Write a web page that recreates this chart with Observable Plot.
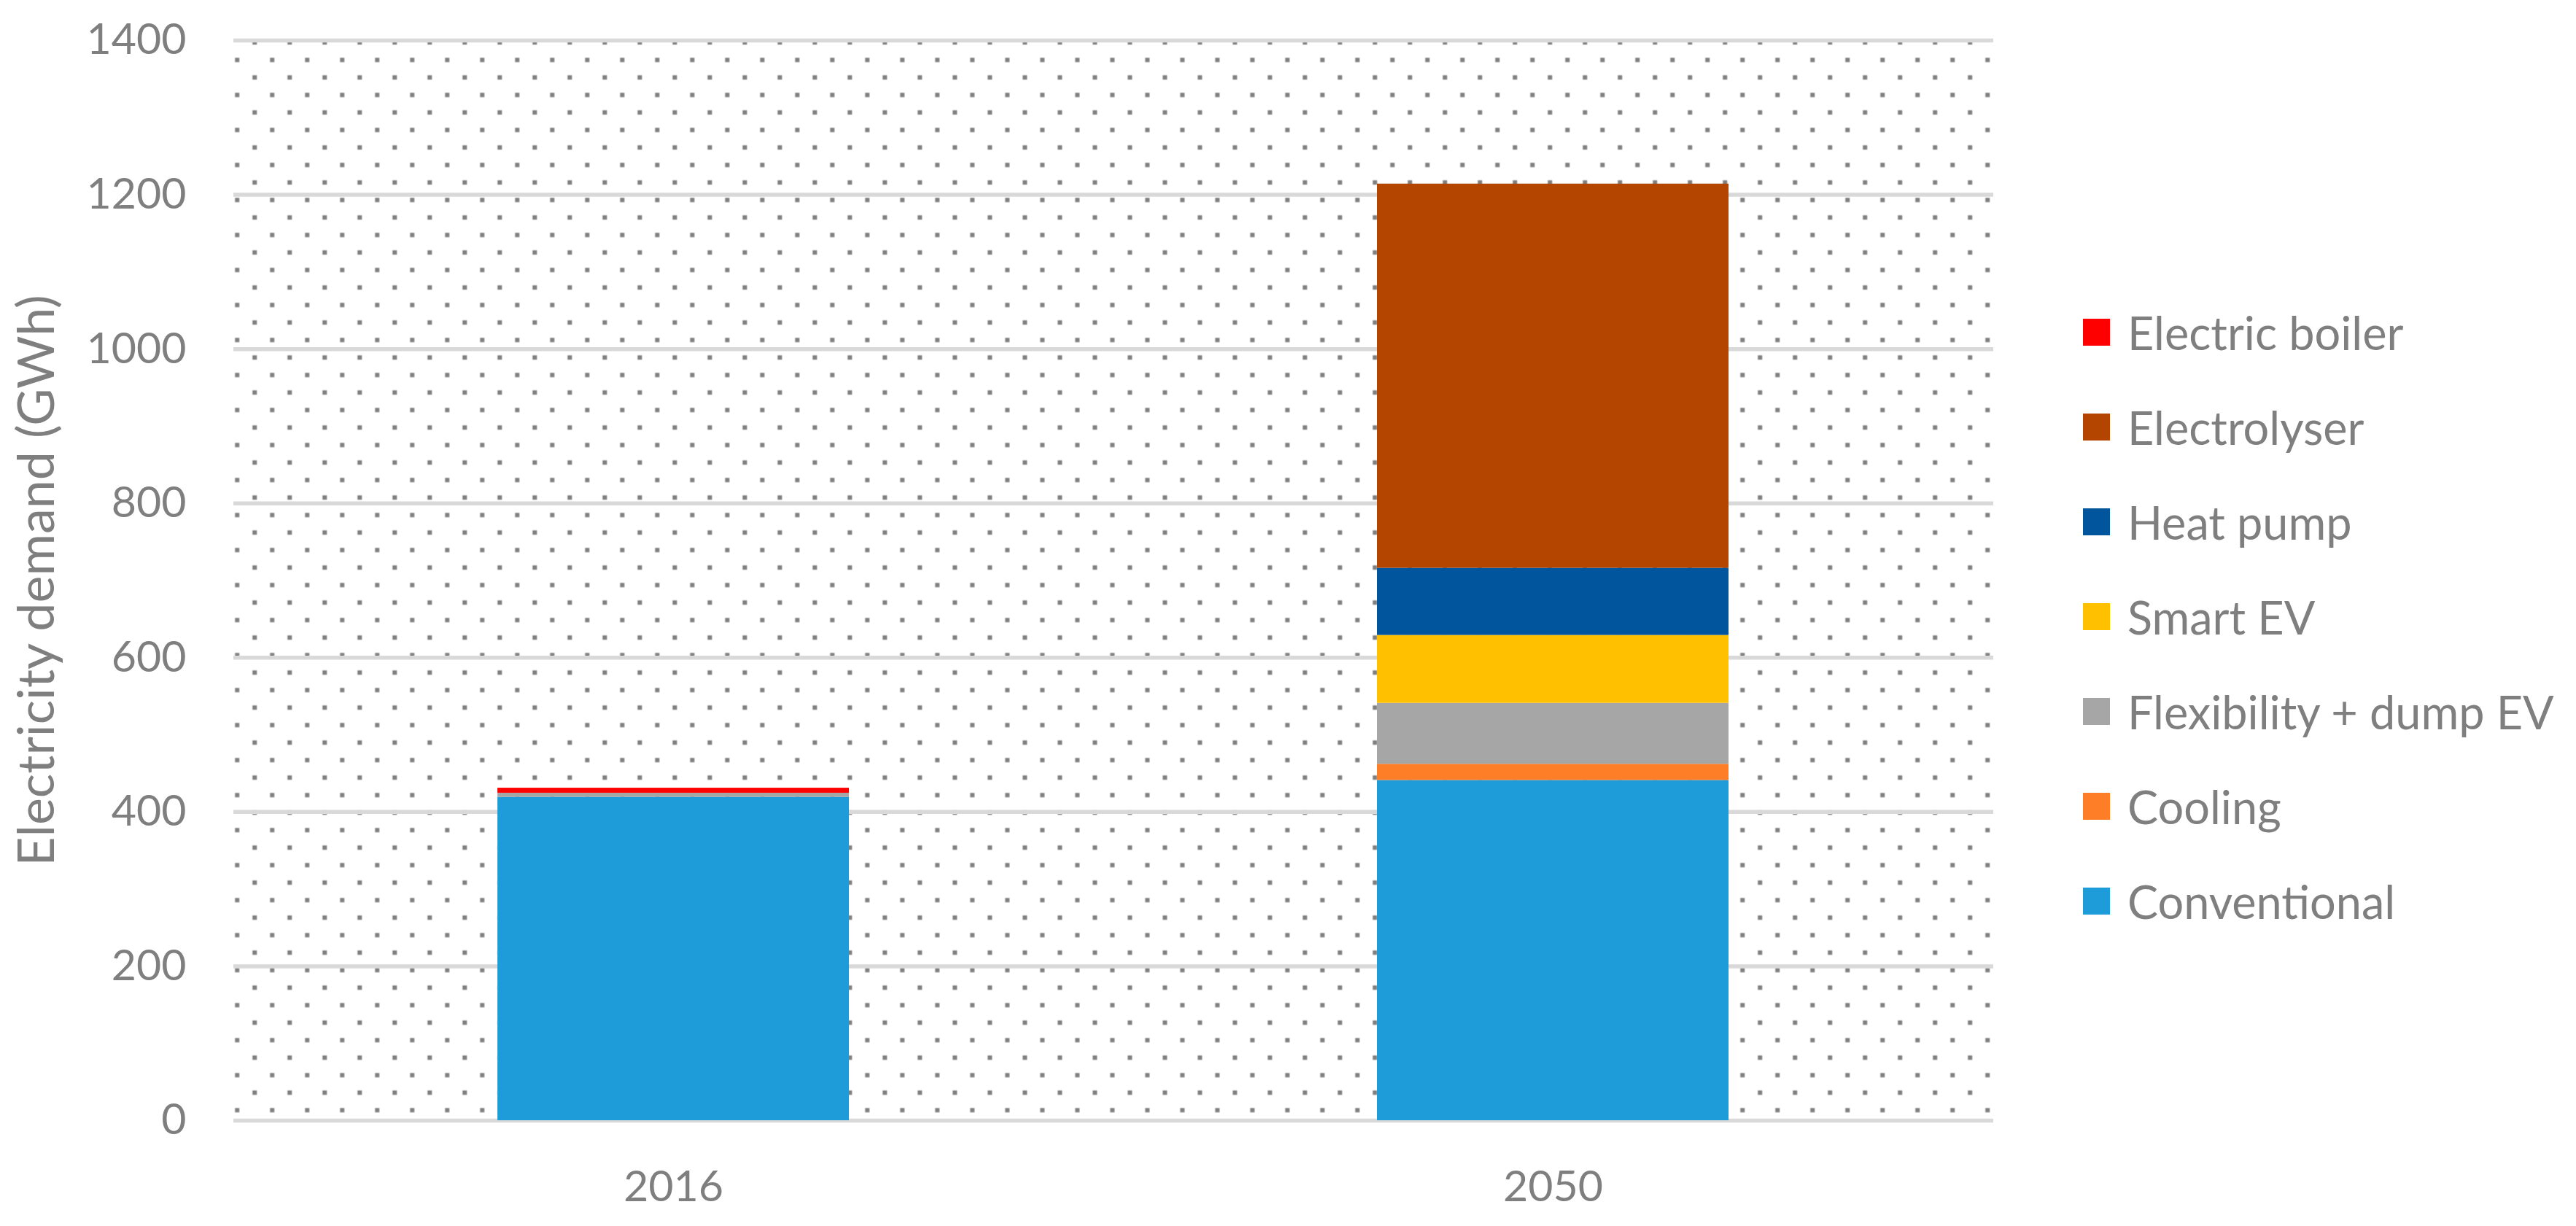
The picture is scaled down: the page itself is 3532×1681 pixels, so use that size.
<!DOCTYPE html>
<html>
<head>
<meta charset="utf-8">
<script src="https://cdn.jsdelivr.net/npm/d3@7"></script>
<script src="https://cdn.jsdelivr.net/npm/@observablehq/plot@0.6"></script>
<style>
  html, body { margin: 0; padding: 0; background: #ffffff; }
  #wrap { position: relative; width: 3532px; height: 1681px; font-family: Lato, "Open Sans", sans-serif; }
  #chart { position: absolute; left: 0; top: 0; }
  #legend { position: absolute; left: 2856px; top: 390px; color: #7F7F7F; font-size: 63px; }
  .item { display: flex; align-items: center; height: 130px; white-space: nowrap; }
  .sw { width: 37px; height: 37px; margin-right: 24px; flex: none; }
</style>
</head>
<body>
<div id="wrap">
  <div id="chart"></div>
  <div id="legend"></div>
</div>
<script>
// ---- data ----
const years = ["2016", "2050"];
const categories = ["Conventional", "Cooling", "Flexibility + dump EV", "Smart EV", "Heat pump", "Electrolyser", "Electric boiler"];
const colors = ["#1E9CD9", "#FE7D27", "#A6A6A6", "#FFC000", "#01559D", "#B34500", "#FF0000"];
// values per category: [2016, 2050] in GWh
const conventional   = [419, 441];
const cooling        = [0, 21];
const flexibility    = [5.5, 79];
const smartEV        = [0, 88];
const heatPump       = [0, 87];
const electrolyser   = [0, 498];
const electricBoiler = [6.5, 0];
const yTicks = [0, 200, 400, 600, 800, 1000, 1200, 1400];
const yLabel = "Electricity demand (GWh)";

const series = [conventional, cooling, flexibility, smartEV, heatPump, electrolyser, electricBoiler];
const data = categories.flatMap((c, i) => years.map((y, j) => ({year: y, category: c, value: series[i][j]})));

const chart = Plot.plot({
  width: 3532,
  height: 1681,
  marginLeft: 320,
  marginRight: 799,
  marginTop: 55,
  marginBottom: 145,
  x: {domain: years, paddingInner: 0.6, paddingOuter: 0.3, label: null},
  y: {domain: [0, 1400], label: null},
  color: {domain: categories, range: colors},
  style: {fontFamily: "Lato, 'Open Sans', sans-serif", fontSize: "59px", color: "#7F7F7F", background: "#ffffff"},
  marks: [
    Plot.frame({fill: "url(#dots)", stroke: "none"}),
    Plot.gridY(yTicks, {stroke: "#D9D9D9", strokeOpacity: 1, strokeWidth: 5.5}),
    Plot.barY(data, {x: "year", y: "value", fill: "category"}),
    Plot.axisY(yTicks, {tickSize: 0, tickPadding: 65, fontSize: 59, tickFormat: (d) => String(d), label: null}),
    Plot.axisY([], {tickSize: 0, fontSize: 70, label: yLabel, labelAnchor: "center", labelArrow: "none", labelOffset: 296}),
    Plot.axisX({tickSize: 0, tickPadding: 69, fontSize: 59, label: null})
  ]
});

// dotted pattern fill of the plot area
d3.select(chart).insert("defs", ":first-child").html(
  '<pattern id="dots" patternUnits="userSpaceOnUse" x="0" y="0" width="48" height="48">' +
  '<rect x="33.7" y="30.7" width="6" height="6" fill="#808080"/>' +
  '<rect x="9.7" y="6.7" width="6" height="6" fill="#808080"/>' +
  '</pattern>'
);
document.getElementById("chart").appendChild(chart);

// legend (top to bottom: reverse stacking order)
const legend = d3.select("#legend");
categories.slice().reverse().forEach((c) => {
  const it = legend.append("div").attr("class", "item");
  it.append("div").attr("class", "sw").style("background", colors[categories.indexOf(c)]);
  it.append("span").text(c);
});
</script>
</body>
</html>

════════════════

* [Problem] Extract each line from the listing that holds the word "chart".

* [In response]
Write a web page that recreates this chart with Observable Plot.
  #chart { position: absolute; left: 0; top: 0; }
  <div id="chart"></div>
const chart = Plot.plot({
d3.select(chart).insert("defs", ":first-child").html(
document.getElementById("chart").appendChild(chart);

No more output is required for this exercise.